Task directions — Copy out the listing that follows, exact in every word, and skip the images.

-- Start of Data block --

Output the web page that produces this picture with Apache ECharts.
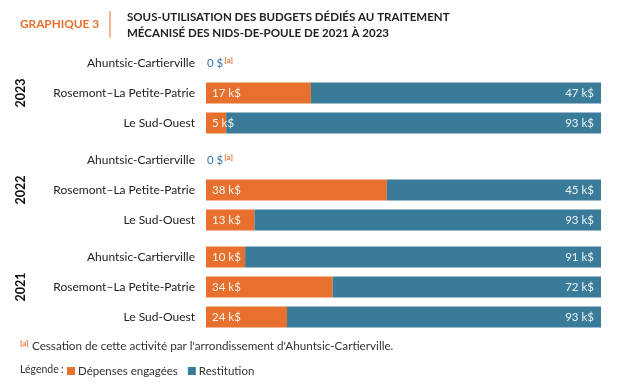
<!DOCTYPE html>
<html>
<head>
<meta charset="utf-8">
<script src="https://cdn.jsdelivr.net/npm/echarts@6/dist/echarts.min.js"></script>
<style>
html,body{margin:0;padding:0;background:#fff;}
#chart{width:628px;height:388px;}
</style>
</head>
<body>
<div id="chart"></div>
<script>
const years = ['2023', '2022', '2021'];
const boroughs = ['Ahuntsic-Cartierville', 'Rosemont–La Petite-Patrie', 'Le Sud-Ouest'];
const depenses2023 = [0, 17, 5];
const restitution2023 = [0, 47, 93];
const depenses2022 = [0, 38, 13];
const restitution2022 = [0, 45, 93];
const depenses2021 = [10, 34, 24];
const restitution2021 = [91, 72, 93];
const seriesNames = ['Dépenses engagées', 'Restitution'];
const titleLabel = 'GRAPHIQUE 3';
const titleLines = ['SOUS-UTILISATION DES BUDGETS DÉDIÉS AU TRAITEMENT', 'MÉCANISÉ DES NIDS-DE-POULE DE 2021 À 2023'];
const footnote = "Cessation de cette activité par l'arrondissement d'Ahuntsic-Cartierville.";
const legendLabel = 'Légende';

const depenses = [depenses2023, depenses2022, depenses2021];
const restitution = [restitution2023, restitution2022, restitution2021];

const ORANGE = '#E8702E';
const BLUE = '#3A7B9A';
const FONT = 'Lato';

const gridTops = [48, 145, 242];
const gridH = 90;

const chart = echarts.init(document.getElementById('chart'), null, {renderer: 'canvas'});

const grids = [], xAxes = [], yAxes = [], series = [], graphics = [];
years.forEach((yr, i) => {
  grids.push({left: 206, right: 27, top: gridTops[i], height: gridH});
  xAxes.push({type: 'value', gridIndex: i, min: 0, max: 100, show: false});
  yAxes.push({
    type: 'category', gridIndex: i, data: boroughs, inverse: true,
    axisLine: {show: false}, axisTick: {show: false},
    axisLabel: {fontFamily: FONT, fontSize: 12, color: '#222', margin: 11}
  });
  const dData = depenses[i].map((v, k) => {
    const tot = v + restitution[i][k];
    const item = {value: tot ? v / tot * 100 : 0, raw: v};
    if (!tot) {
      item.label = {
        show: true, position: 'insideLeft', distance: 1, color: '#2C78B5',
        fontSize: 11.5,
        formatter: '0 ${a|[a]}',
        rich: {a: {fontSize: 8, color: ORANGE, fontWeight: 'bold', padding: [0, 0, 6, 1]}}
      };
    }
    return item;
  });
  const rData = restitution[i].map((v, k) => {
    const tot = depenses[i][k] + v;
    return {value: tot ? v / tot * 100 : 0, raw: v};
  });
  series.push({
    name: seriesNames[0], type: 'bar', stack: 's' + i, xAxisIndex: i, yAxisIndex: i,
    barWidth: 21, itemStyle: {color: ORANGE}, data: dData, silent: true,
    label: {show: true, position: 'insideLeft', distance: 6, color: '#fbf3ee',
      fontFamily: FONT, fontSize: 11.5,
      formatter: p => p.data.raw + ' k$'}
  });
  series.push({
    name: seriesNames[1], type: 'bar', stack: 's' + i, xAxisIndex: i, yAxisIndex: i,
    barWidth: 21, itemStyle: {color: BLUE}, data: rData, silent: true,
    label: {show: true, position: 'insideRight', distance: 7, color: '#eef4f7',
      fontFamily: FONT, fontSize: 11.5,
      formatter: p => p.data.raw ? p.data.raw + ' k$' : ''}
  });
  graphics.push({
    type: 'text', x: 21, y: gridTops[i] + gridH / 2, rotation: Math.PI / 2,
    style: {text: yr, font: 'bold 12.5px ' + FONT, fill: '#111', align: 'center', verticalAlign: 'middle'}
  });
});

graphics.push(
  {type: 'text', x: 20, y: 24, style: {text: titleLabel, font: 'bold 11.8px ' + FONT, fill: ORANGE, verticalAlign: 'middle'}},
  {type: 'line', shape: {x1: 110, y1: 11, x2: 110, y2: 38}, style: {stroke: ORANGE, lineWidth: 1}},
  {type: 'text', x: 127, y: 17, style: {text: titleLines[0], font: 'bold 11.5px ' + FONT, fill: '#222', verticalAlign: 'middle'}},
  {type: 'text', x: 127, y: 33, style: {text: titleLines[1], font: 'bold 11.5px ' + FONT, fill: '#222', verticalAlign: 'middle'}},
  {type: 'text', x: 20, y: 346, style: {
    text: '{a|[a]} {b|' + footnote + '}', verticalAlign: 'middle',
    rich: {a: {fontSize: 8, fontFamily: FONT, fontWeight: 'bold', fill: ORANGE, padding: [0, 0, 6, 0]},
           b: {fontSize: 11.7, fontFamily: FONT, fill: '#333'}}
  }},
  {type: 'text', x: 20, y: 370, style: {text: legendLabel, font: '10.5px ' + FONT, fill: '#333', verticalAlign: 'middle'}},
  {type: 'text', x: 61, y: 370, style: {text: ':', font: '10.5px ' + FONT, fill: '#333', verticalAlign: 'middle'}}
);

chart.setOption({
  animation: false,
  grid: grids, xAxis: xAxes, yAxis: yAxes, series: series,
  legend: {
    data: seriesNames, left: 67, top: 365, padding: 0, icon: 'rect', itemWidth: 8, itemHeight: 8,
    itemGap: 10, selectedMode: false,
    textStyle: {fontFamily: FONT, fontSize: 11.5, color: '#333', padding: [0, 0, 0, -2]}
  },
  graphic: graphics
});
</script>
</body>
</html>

-- End of Data block --

Complete response —
Output the web page that produces this picture with Apache ECharts.
<!DOCTYPE html>
<html>
<head>
<meta charset="utf-8">
<script src="https://cdn.jsdelivr.net/npm/echarts@6/dist/echarts.min.js"></script>
<style>
html,body{margin:0;padding:0;background:#fff;}
#chart{width:628px;height:388px;}
</style>
</head>
<body>
<div id="chart"></div>
<script>
const years = ['2023', '2022', '2021'];
const boroughs = ['Ahuntsic-Cartierville', 'Rosemont–La Petite-Patrie', 'Le Sud-Ouest'];
const depenses2023 = [0, 17, 5];
const restitution2023 = [0, 47, 93];
const depenses2022 = [0, 38, 13];
const restitution2022 = [0, 45, 93];
const depenses2021 = [10, 34, 24];
const restitution2021 = [91, 72, 93];
const seriesNames = ['Dépenses engagées', 'Restitution'];
const titleLabel = 'GRAPHIQUE 3';
const titleLines = ['SOUS-UTILISATION DES BUDGETS DÉDIÉS AU TRAITEMENT', 'MÉCANISÉ DES NIDS-DE-POULE DE 2021 À 2023'];
const footnote = "Cessation de cette activité par l'arrondissement d'Ahuntsic-Cartierville.";
const legendLabel = 'Légende';

const depenses = [depenses2023, depenses2022, depenses2021];
const restitution = [restitution2023, restitution2022, restitution2021];

const ORANGE = '#E8702E';
const BLUE = '#3A7B9A';
const FONT = 'Lato';

const gridTops = [48, 145, 242];
const gridH = 90;

const chart = echarts.init(document.getElementById('chart'), null, {renderer: 'canvas'});

const grids = [], xAxes = [], yAxes = [], series = [], graphics = [];
years.forEach((yr, i) => {
  grids.push({left: 206, right: 27, top: gridTops[i], height: gridH});
  xAxes.push({type: 'value', gridIndex: i, min: 0, max: 100, show: false});
  yAxes.push({
    type: 'category', gridIndex: i, data: boroughs, inverse: true,
    axisLine: {show: false}, axisTick: {show: false},
    axisLabel: {fontFamily: FONT, fontSize: 12, color: '#222', margin: 11}
  });
  const dData = depenses[i].map((v, k) => {
    const tot = v + restitution[i][k];
    const item = {value: tot ? v / tot * 100 : 0, raw: v};
    if (!tot) {
      item.label = {
        show: true, position: 'insideLeft', distance: 1, color: '#2C78B5',
        fontSize: 11.5,
        formatter: '0 ${a|[a]}',
        rich: {a: {fontSize: 8, color: ORANGE, fontWeight: 'bold', padding: [0, 0, 6, 1]}}
      };
    }
    return item;
  });
  const rData = restitution[i].map((v, k) => {
    const tot = depenses[i][k] + v;
    return {value: tot ? v / tot * 100 : 0, raw: v};
  });
  series.push({
    name: seriesNames[0], type: 'bar', stack: 's' + i, xAxisIndex: i, yAxisIndex: i,
    barWidth: 21, itemStyle: {color: ORANGE}, data: dData, silent: true,
    label: {show: true, position: 'insideLeft', distance: 6, color: '#fbf3ee',
      fontFamily: FONT, fontSize: 11.5,
      formatter: p => p.data.raw + ' k$'}
  });
  series.push({
    name: seriesNames[1], type: 'bar', stack: 's' + i, xAxisIndex: i, yAxisIndex: i,
    barWidth: 21, itemStyle: {color: BLUE}, data: rData, silent: true,
    label: {show: true, position: 'insideRight', distance: 7, color: '#eef4f7',
      fontFamily: FONT, fontSize: 11.5,
      formatter: p => p.data.raw ? p.data.raw + ' k$' : ''}
  });
  graphics.push({
    type: 'text', x: 21, y: gridTops[i] + gridH / 2, rotation: Math.PI / 2,
    style: {text: yr, font: 'bold 12.5px ' + FONT, fill: '#111', align: 'center', verticalAlign: 'middle'}
  });
});

graphics.push(
  {type: 'text', x: 20, y: 24, style: {text: titleLabel, font: 'bold 11.8px ' + FONT, fill: ORANGE, verticalAlign: 'middle'}},
  {type: 'line', shape: {x1: 110, y1: 11, x2: 110, y2: 38}, style: {stroke: ORANGE, lineWidth: 1}},
  {type: 'text', x: 127, y: 17, style: {text: titleLines[0], font: 'bold 11.5px ' + FONT, fill: '#222', verticalAlign: 'middle'}},
  {type: 'text', x: 127, y: 33, style: {text: titleLines[1], font: 'bold 11.5px ' + FONT, fill: '#222', verticalAlign: 'middle'}},
  {type: 'text', x: 20, y: 346, style: {
    text: '{a|[a]} {b|' + footnote + '}', verticalAlign: 'middle',
    rich: {a: {fontSize: 8, fontFamily: FONT, fontWeight: 'bold', fill: ORANGE, padding: [0, 0, 6, 0]},
           b: {fontSize: 11.7, fontFamily: FONT, fill: '#333'}}
  }},
  {type: 'text', x: 20, y: 370, style: {text: legendLabel, font: '10.5px ' + FONT, fill: '#333', verticalAlign: 'middle'}},
  {type: 'text', x: 61, y: 370, style: {text: ':', font: '10.5px ' + FONT, fill: '#333', verticalAlign: 'middle'}}
);

chart.setOption({
  animation: false,
  grid: grids, xAxis: xAxes, yAxis: yAxes, series: series,
  legend: {
    data: seriesNames, left: 67, top: 365, padding: 0, icon: 'rect', itemWidth: 8, itemHeight: 8,
    itemGap: 10, selectedMode: false,
    textStyle: {fontFamily: FONT, fontSize: 11.5, color: '#333', padding: [0, 0, 0, -2]}
  },
  graphic: graphics
});
</script>
</body>
</html>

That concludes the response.